Data is also found in spreadsheets and text files when ad-hoc or short term programs may be created to support some service or business process that may not warrant the involvement of the Information Technology team initially. There may not be budget to support the purchase or internal development of software. Department analysts, scientists and administrators may choose to spin up a solution with the business software or statistical programming language they are already experts at to enable the success of these programs and efficiently deliver needed services to internal audiences and the public. Negative consequences from these ventures may only arise when there is a need for reporting data or if files are owned by an individual who leaves their job without saving files to a shared network drive.

2.1.4 Reports

Departments may publish annual reports to share what they accomplished that year that contain tables and charts of the data they use to measure their performance or as a benchmark against peers or some standard. This is the perfect data to include in performance management which often is made up of annual measures. Reports may be constructed using text editors, Business Intelligence tools or programming languages where data, visualizations and narrative are woven together before exporting as a pdf, document, slide deck or website.

2.1.5 Dashboards

Departments with a need for reporting data frequently may purchase Business Intelligence and Visualization tools that are powerful and intuitive. These tools connect to many data sources including spreadsheets, text files, web page, pdfs and even from copy/paste operations into a table. Depending on security policies, dashboards published publicly may enable the download of the data presented in it and at times be the sole source of some data to the public and other departments.

2.2 How is it used?

2.2.1 Organizational Motivations

While government employees may have access to department level data, gaining access to data from other departments may be difficult, even when content is not protected or confidential. By opening up high value departmental datasets, governments help break down silos internally and make it easy to share with the public. When an Open Data portal exists, it is also can be used to publish data requested from Public Information Requests especially for popular data and reduce the overhead required by manually filling these requests repeatedly.

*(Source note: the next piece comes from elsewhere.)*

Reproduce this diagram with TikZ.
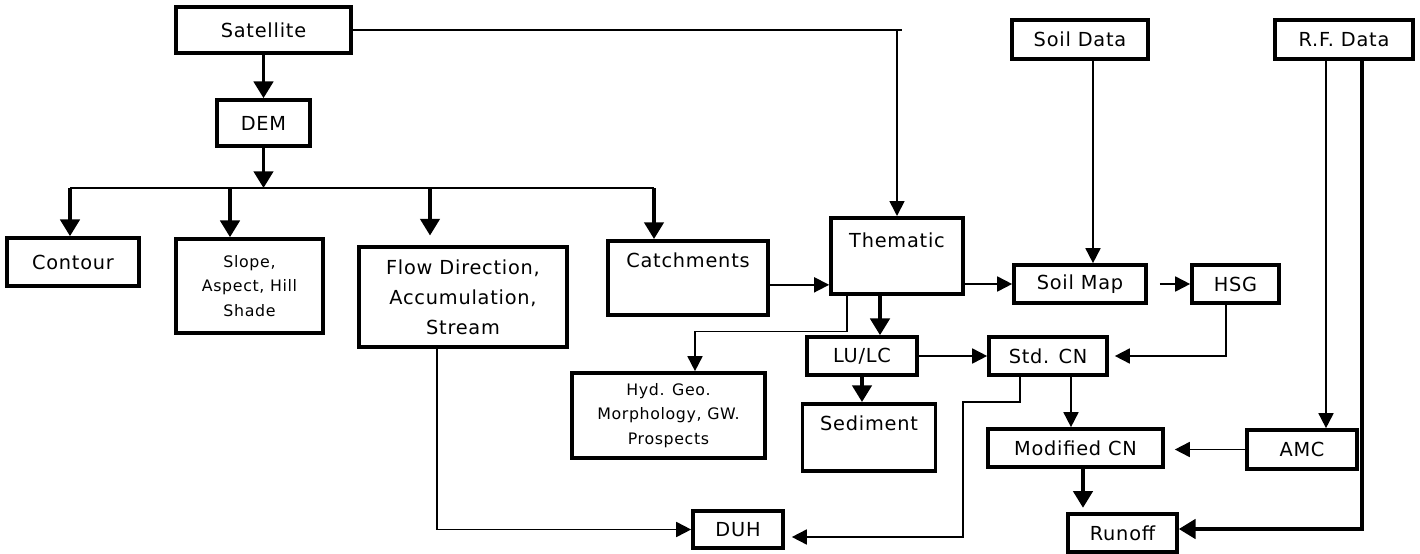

The software used by departments to manage their operations may not have extensive reporting features and require users to develop their own reports through queries to the underlying database or periodic exports of data files at the convenience of system administrators. Open Data platforms can be used as destination for automated extracts and provide users visualizations to quickly examine their data and gain operation insights. Viewing data on a map or over time makes it possible to fine tune staffing decisions. Datasets on Open Data can also be accessed programatically through APIs (Application Programming Interface) which enable users to use their favorite tools like Excel, Power BI, and Tableau with the ability to refresh data as needed.

Informational Technology teams can leverage Open Data to offset downloads from internal server infrastructure to handle the traffic caused by applications built by civic developers relying on transit, public safety and other large datasets.

2.3 Who uses Open Data?

2.3.1 Governments

Specific agencies may be procure Open Data initially to provide transparency around their programs and upon their success, expand to other departments. As data is automated, departments can create performance measures and gather analytics around their operations. Population data may be used to apply for grants and funding. Communications officers get the opportunity to share stories using data and help frame conversations around government spending, investments and priorities with the public. Instead of creating static slide decks and files to present at council meetings, data dashboards may be presented connected to the latest data.

Of the top 20 cities in population as of the 2019 Census American Community Survey3, 19 share city data through a portal.4.

Open Data portals for top 20 populated US cities
City State Population Open Data Site
New York New York 8,336,817 opendata.cityofnewyork.us
Los Angeles California 3,979,537 data.lacity.org
Chicago Illinois 2,693,959 data.cityofchicago.org
Houston Texas 2,316,797 cohgis-mycity.opendata.arcgis.com
Phoenix Arizona 1,680,988 phoenixopendata.com
Philadelphia Pennsylvania 1,584,064 opendataphilly.org
San Antonio Texas 1,547,250 data.sanantonio.gov
San Diego California 1,423,852 data.sandiego.gov
Dallas city Texas 1,343,565 dallasopendata.com
San Jose California 1,021,786 data.sanjoseca.gov
Austin Texas 979,263 data.austintexas.gov
Fort Worth Texas 913,656 data.fortworthtexas.gov
Jacksonville Florida 911,528
Columbus Ohio 902,073 opendata.columbus.gov
Charlotte North Carolina 885,707 data.charlottenc.gov
San Francisco California 881,549 datasf.org/opendata
Indianapolis Indiana 870,340 data.indy.gov
Seattle Washington 753,655 data.seattle.gov
Denver Colorado 727,211 denvergov.org/opendata
Washington District of Columbia 705,749 opendata.dc.gov

2.3.2 Civic Users

Concerned citizens have used Open Data to dig deeper into news stories like when learning that tips for taxi drivers suddenly increased after a software update.5 Open Payroll sites have made it easy to check the highest paid state employees.6 Very useful Open Source applications run on Open Data like One Bus Away7 that allows users to figure out if they missed their bus or how far away the next one is from their location. Hack weeks are popular events often focused on solving a problem like the Opioid crisis.8 Public policy and innovation centers at universities publish data to support their community and share their research through stories.9

2.3.3 Regional Partners

Due to the overlap of boundaries between cities, counties, states and other regional jurisdictions, it is common for data sharing to occur between agencies. Through the process of federation, all or a subset of assets may be automatically shared from one agency data portal to another data portal. Data portals may also be configured so that all of their public assets may be harvested through a single API endpoint and appear in central catalogs like data.gov10.

2.4 Open Data Use Cases

Once data is published to an Open Data catalog it can be leveraged in solutions built to answer common questions people have of their elected official.

Spotlight: Financial Risk

The Michigan Treasury Department and California State Auditor have taken a proactive approach to tracking the financial health of local governments.

2.5 Summary

When governments publish data publicly, it enables use across departments, the region and by citizens across the world (provided they have access to the internet). The next part of this book focuses on going beyond the intentions of Open Data and determine how to measure actual use through analytics and the examination of adoption, challenges and outcomes.